• _Instructions to follow_: Select all lines holding the word "this" from the entries that follow.

• _Input material_:
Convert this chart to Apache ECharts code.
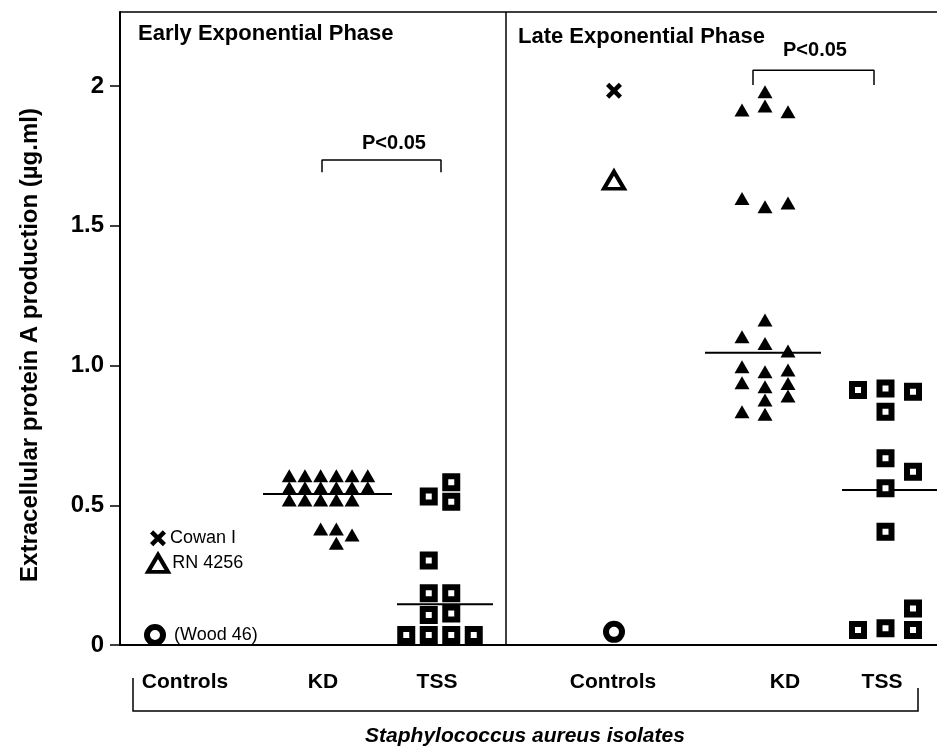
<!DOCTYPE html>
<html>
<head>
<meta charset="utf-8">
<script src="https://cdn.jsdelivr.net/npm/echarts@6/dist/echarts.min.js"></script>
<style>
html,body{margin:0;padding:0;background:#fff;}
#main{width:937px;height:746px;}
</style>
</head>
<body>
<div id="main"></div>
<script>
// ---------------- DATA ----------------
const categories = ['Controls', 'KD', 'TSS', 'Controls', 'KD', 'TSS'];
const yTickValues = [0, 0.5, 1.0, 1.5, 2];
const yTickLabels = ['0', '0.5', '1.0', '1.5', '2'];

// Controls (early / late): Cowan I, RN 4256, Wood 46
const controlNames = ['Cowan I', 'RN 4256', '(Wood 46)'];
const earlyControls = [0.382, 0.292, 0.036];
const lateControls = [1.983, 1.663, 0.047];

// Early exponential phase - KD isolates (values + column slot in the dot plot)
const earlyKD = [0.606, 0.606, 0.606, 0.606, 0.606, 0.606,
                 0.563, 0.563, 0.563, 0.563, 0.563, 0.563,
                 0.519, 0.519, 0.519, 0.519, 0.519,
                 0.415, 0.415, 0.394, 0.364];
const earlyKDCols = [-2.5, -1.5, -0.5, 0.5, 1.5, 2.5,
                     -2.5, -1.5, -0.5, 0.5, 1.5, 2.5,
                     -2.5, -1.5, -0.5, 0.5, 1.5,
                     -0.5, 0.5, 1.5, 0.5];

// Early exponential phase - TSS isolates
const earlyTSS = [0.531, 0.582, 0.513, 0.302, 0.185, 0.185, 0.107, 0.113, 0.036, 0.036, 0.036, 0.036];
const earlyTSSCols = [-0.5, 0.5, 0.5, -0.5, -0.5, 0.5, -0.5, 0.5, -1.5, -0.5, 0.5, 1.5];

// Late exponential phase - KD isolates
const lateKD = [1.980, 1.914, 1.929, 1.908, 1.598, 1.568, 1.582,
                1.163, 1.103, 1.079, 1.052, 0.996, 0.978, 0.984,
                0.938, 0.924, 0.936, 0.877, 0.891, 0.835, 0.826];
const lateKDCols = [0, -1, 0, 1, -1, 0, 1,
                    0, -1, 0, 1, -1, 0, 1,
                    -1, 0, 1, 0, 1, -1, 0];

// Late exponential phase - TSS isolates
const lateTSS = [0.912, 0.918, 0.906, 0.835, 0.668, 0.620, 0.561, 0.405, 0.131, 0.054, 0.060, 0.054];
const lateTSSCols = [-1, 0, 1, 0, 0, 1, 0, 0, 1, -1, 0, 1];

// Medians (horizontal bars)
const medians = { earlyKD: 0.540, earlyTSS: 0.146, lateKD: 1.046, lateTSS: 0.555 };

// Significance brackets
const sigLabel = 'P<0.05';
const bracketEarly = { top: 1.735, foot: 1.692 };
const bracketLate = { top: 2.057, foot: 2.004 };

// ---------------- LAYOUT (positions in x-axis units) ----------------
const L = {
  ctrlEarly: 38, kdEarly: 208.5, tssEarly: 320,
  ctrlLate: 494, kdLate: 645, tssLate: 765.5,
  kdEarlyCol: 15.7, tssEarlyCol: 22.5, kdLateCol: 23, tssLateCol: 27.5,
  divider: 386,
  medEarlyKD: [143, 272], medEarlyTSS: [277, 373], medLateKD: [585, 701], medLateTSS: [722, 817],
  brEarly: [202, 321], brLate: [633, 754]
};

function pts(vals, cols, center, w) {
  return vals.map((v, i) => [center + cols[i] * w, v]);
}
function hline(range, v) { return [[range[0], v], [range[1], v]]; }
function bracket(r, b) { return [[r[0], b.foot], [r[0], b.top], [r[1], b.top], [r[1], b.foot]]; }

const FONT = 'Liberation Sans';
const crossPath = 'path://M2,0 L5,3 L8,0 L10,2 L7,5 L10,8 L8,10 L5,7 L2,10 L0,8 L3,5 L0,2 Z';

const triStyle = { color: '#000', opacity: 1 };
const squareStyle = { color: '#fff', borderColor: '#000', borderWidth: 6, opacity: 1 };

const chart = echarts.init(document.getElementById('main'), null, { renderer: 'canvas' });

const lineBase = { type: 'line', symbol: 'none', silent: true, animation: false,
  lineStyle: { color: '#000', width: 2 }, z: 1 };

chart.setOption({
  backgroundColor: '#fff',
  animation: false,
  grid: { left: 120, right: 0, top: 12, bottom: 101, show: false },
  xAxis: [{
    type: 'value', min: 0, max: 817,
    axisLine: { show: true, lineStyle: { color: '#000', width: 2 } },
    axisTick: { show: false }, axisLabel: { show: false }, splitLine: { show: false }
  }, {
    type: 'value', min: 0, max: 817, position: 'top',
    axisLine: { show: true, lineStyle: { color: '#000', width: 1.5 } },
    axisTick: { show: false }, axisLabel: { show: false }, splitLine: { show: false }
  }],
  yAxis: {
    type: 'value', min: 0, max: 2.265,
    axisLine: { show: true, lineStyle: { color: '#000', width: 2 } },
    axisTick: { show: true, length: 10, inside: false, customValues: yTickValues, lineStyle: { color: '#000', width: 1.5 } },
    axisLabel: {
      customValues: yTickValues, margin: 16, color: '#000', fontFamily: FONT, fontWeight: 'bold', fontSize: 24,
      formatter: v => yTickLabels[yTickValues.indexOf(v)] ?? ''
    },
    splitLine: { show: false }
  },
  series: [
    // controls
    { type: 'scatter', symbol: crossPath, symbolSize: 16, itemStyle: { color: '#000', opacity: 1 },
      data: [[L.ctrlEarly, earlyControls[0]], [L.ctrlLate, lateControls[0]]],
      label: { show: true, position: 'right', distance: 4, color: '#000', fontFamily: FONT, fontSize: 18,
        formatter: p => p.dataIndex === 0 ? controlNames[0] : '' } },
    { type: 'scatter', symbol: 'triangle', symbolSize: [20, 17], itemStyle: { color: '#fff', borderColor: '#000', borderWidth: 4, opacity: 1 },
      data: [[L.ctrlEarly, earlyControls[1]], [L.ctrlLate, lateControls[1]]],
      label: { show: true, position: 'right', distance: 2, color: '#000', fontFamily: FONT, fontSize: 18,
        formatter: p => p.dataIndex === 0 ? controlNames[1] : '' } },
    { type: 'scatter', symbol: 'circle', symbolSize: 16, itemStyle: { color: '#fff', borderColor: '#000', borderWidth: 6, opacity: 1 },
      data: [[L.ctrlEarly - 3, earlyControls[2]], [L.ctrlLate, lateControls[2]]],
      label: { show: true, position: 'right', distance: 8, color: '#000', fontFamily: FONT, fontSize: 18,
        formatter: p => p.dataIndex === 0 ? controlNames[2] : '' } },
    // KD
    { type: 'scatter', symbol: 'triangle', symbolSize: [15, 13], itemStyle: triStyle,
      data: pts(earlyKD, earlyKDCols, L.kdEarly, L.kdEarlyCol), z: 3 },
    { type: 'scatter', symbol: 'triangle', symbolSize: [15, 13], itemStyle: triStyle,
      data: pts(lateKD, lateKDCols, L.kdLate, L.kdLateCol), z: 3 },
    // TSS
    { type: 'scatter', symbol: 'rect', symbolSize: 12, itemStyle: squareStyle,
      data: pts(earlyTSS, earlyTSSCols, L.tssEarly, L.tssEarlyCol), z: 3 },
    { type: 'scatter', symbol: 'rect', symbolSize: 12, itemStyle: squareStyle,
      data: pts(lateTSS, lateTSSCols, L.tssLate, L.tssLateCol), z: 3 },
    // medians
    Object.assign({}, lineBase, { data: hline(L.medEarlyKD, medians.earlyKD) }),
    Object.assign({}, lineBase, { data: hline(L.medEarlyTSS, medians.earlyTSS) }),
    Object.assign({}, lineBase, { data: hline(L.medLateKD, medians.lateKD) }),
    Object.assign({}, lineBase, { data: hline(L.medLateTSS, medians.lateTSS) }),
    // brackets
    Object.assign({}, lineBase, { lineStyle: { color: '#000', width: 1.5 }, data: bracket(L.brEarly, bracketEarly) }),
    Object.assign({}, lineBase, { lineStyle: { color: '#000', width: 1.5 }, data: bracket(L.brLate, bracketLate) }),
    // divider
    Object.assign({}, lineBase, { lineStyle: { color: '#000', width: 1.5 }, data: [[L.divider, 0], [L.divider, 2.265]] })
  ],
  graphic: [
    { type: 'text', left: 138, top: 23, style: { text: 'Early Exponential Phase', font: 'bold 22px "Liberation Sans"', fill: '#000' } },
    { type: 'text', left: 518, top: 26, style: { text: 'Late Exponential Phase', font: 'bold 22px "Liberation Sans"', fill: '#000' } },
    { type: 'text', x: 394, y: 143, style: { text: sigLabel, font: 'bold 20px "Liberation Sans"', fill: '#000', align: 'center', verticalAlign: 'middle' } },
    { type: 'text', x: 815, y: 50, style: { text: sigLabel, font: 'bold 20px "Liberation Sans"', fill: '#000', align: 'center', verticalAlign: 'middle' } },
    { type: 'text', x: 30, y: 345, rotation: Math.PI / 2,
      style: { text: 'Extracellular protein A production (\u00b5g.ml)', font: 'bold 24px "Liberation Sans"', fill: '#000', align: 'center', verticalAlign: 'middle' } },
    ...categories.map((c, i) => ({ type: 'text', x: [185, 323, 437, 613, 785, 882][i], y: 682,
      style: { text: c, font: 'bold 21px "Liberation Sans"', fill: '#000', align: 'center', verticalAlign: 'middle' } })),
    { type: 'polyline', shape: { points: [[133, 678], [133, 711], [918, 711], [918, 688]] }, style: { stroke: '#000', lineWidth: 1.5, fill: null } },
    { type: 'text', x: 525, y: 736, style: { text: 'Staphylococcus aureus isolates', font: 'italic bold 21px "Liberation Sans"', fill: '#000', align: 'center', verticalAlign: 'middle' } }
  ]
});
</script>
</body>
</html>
---
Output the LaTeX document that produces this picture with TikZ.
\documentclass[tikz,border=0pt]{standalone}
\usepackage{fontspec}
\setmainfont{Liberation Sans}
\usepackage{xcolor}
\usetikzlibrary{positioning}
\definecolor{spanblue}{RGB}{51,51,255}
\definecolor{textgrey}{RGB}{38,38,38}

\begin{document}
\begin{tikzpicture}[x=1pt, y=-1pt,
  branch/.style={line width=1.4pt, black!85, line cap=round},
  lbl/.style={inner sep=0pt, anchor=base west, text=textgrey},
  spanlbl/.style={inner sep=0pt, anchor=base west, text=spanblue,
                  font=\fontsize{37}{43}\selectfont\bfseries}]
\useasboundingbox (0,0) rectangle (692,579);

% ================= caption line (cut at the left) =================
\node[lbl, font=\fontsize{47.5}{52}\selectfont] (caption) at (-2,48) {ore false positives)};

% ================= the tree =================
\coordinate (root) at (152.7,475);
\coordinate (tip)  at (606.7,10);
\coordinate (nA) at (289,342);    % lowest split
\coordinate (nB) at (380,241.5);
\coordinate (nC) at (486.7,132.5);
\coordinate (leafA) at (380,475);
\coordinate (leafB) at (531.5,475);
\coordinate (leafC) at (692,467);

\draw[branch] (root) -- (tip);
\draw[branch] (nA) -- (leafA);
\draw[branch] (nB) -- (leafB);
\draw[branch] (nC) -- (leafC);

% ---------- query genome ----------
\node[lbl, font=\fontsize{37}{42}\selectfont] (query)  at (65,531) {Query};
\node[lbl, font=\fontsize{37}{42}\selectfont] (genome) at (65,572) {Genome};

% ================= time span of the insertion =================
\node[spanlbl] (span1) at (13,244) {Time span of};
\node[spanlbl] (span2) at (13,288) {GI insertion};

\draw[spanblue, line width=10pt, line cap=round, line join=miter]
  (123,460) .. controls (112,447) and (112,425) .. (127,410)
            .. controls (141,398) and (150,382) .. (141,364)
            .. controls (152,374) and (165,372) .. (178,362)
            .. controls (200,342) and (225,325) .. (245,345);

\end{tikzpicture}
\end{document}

• _Output_:
Convert this chart to Apache ECharts code.
Output the LaTeX document that produces this picture with TikZ.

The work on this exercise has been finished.